> Supplied data
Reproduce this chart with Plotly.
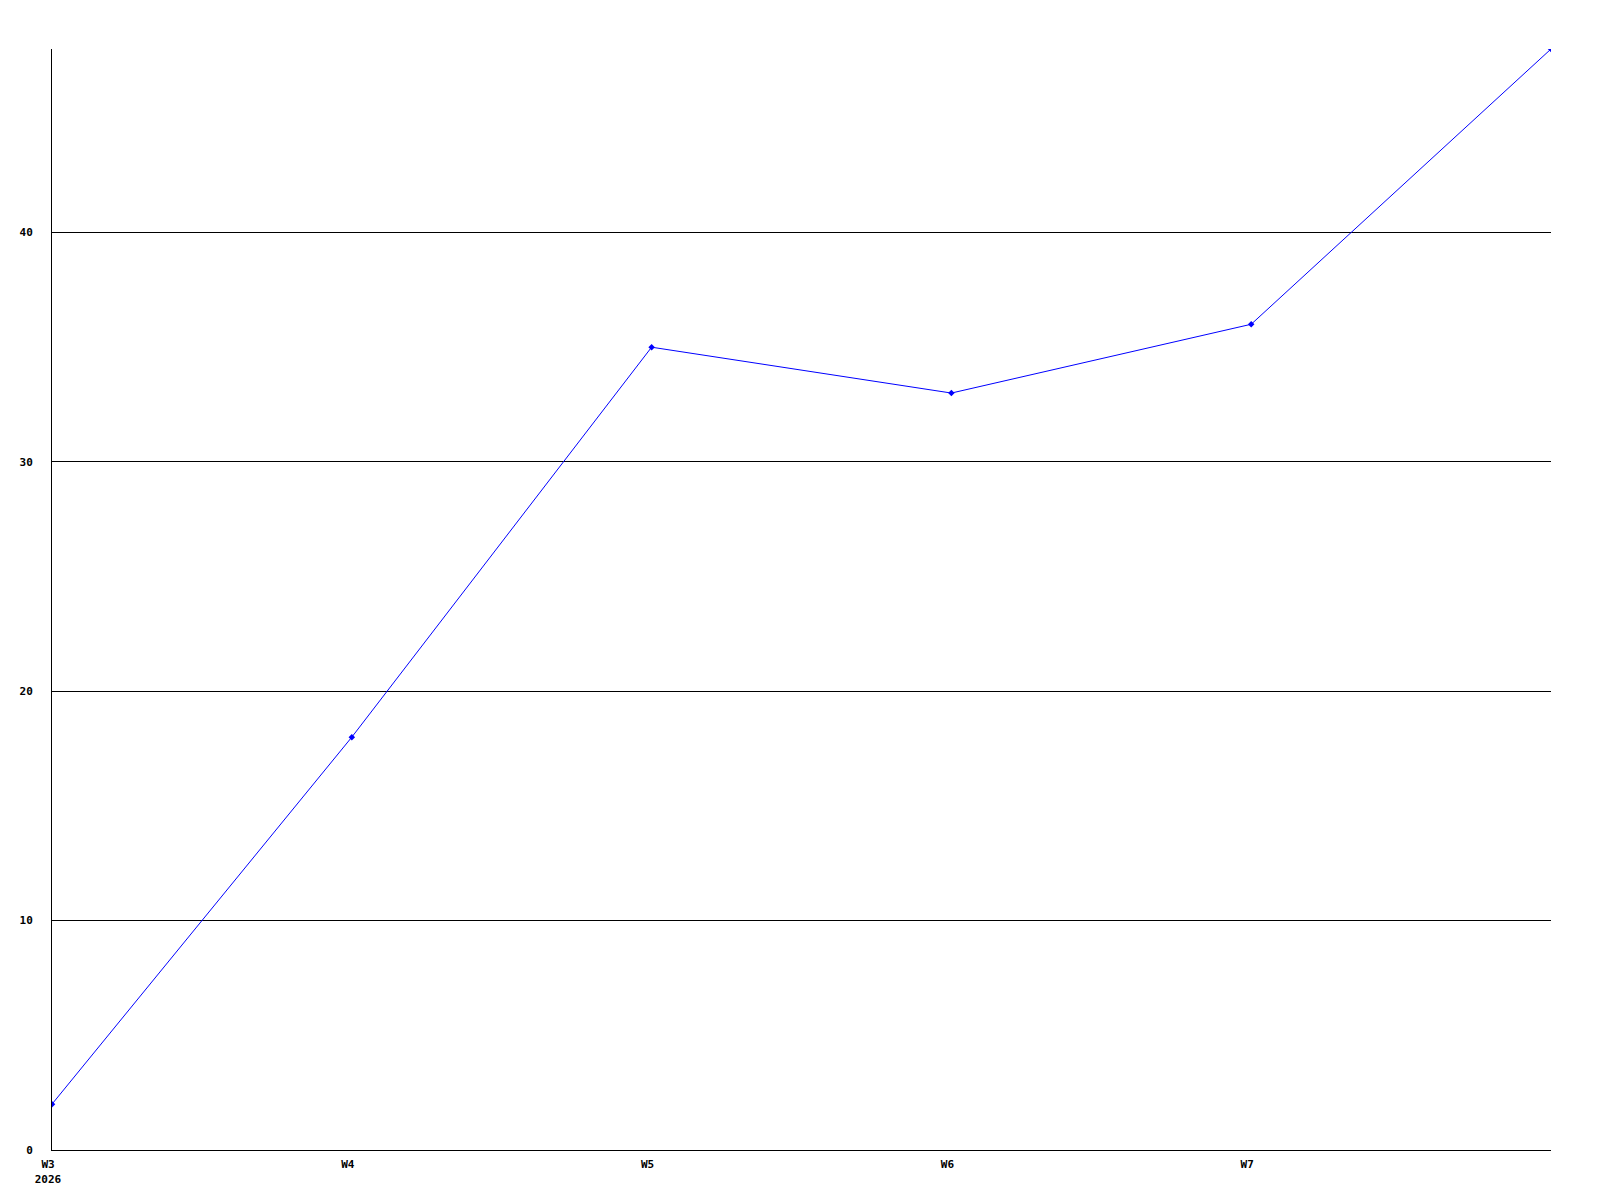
import plotly.graph_objects as go

# ---------- data ----------
weeks = ['W3', 'W4', 'W5', 'W6', 'W7', 'W8']
values = [2, 18, 35, 33, 36, 48]
tick_weeks = ['W3', 'W4', 'W5', 'W6', 'W7']
tick_text = ['W3<br>2026', 'W4', 'W5', 'W6', 'W7']
y_ticks = [0, 10, 20, 30, 40]

# ---------- plot ----------
fig = go.Figure()
fig.add_trace(go.Scatter(
    x=weeks, y=values,
    mode='lines+markers',
    line=dict(color='#0000ff', width=1),
    marker=dict(color='#0000ff', size=5, symbol='diamond'),
    showlegend=False,
))

tick_font = dict(family='DejaVu Sans Mono', size=11, color='black', weight='bold')

# page body has an 8px margin, so the figure is a bit smaller and shifted
fig.update_layout(
    width=1584, height=1190,
    paper_bgcolor='white', plot_bgcolor='white',
    margin=dict(l=42, r=41, t=41, b=43),
    xaxis=dict(
        type='category',
        range=[0, 5],
        tickmode='array', tickvals=tick_weeks, ticktext=tick_text,
        showgrid=False, zeroline=False,
        showline=True, linecolor='black', linewidth=1,
        ticks='', tickfont=tick_font, ticklabelstandoff=4, ticklabelshift=-4,
    ),
    yaxis=dict(
        range=[0, 48],
        tickmode='array', tickvals=y_ticks,
        showgrid=True, gridcolor='black', gridwidth=1,
        zeroline=False,
        showline=True, linecolor='black', linewidth=1,
        ticks='', tickfont=tick_font, ticklabelstandoff=16,
    ),
)

fig.write_html("out.html")
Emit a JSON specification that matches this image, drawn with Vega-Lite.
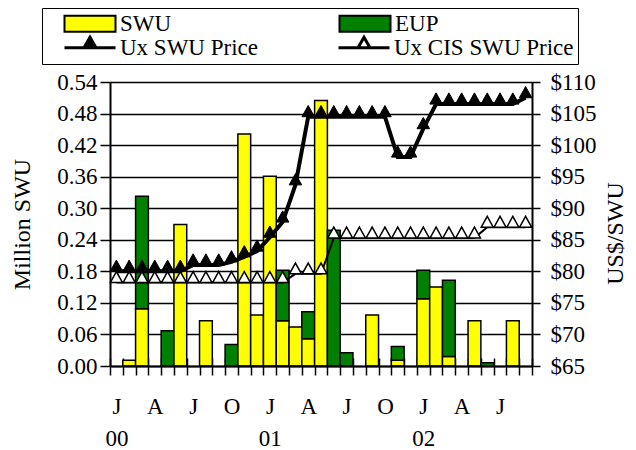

> Goal
Reproduce, word for word, every line from the start of the records down to and including the line with "y_ticks = [0, 10, 20, 30, 40]"; skip the pictures.

> Solution for this problem
Reproduce this chart with Plotly.
import plotly.graph_objects as go

# ---------- data ----------
weeks = ['W3', 'W4', 'W5', 'W6', 'W7', 'W8']
values = [2, 18, 35, 33, 36, 48]
tick_weeks = ['W3', 'W4', 'W5', 'W6', 'W7']
tick_text = ['W3<br>2026', 'W4', 'W5', 'W6', 'W7']
y_ticks = [0, 10, 20, 30, 40]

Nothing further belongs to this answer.